Here are some interesting examples of how the Internet is like a big, useful, knowledge engine. Insert query in one end. Let simmer. Extract knowledge.

  • For the past two years I’ve made a hobby of finding retired China Marines for my friend Steve in Thailand. He sends me a name and some sketchy details like “the last time I saw him was in Memphis in 1948” and I spend a couple of weeks hunting around the shockingly voluminous sources of public information about people on the Internet and, with luck, make contact. There are few greater feelings in the world than hunting for a 77 year old Marine, last seen in 1948, and finding him hunkered down in North Carolina (or the woods of Minnesota, or…), giving him a call and telling him that one of his long lost buddies wants to chat. Wow
  • Yesterday I sent two friends, Buzz Bruggeman and Oliver Baker a wacky idea for making WiFi waves visible. I thought it might make a neat event for Pop!Tech. I received back carefully considered thoughts from Oliver on how this might or might not be possible. Buzz posted a note on his weblog (which, in turn, Doc Searls pointed to. I’ve already gotten one interesting response back from Buzz’ network of smart people.
  • In response to my note about airline timetables XML, someone I’ve never met, a guy named Lars Marius Garshol from Oslo, wrote me asking for more data, and offered me help on improving the format of the XML file. I took his advice, sent him an updated file back, and now he’s building some neat thing around it.
  • I ran into Matt Rainnie and his burgeoning family yesterday at the coffee shop; he mentioned that he was going to see Insomina. Inspired by this mention, I decided to go and see it myself. I reported this on my website. Matt read this, and wrote me back offering to lend me a DVD of the Norwegian version of the film.
  • Having something of an obsession with the film Heaven Can Wait, I found that the papers of Harry Segall, who wrote the play the film is based on, are in the collection of the University of Texas at Austin. I sent an email off to a librarian there, and received a very helpful response inviting me down to Austin to examine the papers.

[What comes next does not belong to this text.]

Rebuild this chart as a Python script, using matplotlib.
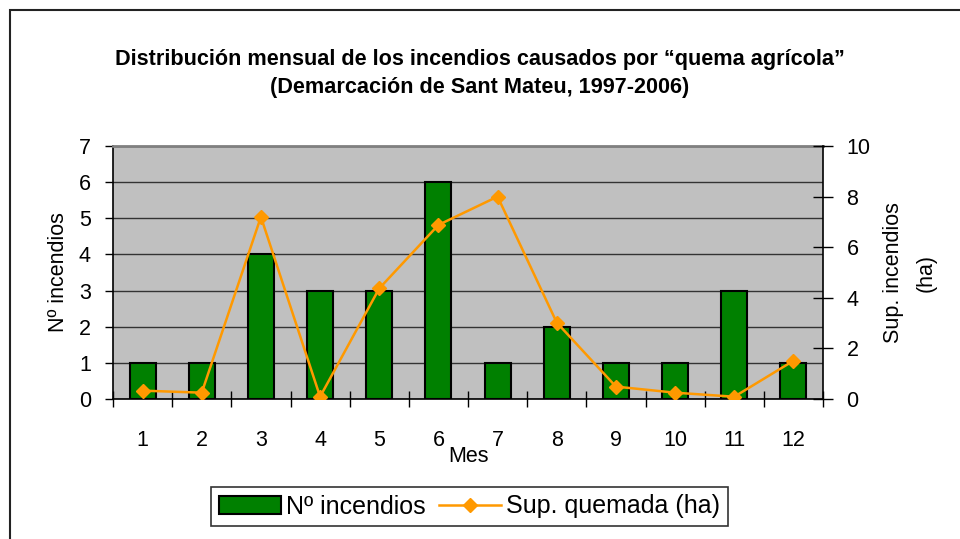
import numpy as np
import matplotlib
matplotlib.use('Agg')
import matplotlib.pyplot as plt
from matplotlib.patches import Rectangle
from matplotlib.lines import Line2D

# data
meses = ['1', '2', '3', '4', '5', '6', '7', '8', '9', '10', '11', '12']
n_incendios = [1, 1, 4, 3, 3, 6, 1, 2, 1, 1, 3, 1]
sup_quemada = [0.33, 0.25, 7.2, 0.09, 4.37, 6.88, 8.0, 3.02, 0.49, 0.25, 0.09, 1.51]

plt.rcParams['font.family'] = ['Liberation Sans', 'DejaVu Sans']

fig = plt.figure(figsize=(9.6, 5.39), dpi=100)
fig.patch.set_facecolor('white')

# outer chart border (cut by the image edges on right / bottom)
fig.patches.append(Rectangle((9.5 / 960, -0.1), 1.2, 1 - 9.5 / 539 + 0.1,
                             transform=fig.transFigure, fill=False,
                             edgecolor='#222222', linewidth=1.5))

ax = fig.add_axes([113 / 960, 1 - 399 / 539, 710 / 960, 253 / 539])
ax.set_facecolor('#C0C0C0')
x = np.arange(len(meses))

ax.set_axisbelow(True)
ax.bar(x, n_incendios, width=0.44, color='#008000', edgecolor='black',
       linewidth=1.5, zorder=2)
ax.set_ylim(0, 7)
ax.set_xlim(-0.5, len(meses) - 0.5)
ax.set_yticks(range(0, 8))
ax.yaxis.grid(True, color='#333333', linewidth=1)
ax.set_xticks(x)
ax.set_xticklabels(meses)
ax.set_xticks(np.arange(-0.5, len(meses)), minor=True)
ax.tick_params(axis='x', which='major', length=0, labelsize=15.5, pad=22)
ax.tick_params(axis='x', which='minor', direction='inout', length=12, width=1)
ax.tick_params(axis='y', direction='out', length=6, width=1, labelsize=15.5, pad=10)
ax.spines['top'].set_color('#808080')
ax.spines['top'].set_linewidth(2)
ax.spines['right'].set_visible(False)
for s in ('left', 'bottom'):
    ax.spines[s].set_linewidth(1.2)
ax.set_ylabel('Nº incendios', fontsize=15.5, labelpad=7)
ax.set_xlabel('Mes', fontsize=15.5, labelpad=-3)

ax2 = ax.twinx()
ax2.plot(x, sup_quemada, color='#FF9900', linewidth=1.8, marker='D',
         markersize=7, zorder=3)
ax2.set_ylim(0, 10)
ax2.set_yticks(range(0, 11, 2))
ax2.tick_params(axis='y', direction='inout', length=14, width=1, labelsize=15.5, pad=10)
for s in ('top', 'left', 'bottom'):
    ax2.spines[s].set_visible(False)
ax2.spines['right'].set_linewidth(1.2)
ax2.set_ylabel('Sup. incendios\n(ha)', fontsize=15.5, labelpad=9, linespacing=1.75)

fig.text(0.5, 1 - 60 / 539,
         'Distribución mensual de los incendios causados por “quema agrícola”',
         ha='center', va='center', fontsize=15.6, fontweight='bold')
fig.text(0.5, 1 - 88 / 539, '(Demarcación de Sant Mateu, 1997-2006)',
         ha='center', va='center', fontsize=15.6, fontweight='bold')

handles = [Rectangle((0, 0), 1, 1, facecolor='#008000', edgecolor='black', linewidth=1.5),
           Line2D([], [], color='#FF9900', linewidth=1.8, marker='D', markersize=7)]
leg = fig.legend(handles, ['Nº incendios', 'Sup. quemada (ha)'], ncol=2,
                 loc='center', bbox_to_anchor=(469.5 / 960, 1 - 506.5 / 539),
                 fontsize=18, frameon=True, fancybox=False, edgecolor='black',
                 handlelength=2.5, handletextpad=0.2, columnspacing=0.5,
                 borderpad=0.3)
leg.get_frame().set_linewidth(1.2)

fig.savefig('out.png', dpi=100)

I don’t really think the Internet is anything new in this regard: it’s simply a “performance enhancing drug” for knowledge adventures, making things that would have been so inconvient or unlikely as to be impossible in the pre-Internet world suddenly quite easy, and compressing space and time in the process.

 

Comments

Oliver's picture
Oliver on May 28, 2002 - 08:04

But the sad thing about the Web for you, Peter, is that it makes it seem like you’re a guy like everybody else—typing words into Google and whatnot. Whereas we who knew you before e-mail know that you’d put your questions to the Kremlin by phone if you had to—and as you did. Now mere dilettantes like me can follow our curiosity on Rukavinesque excursions, though we lack more than an umpteenth of your moxie. On the plus side, I suppose Gorbachov is more likely to reply to your e-mail than take your phone call.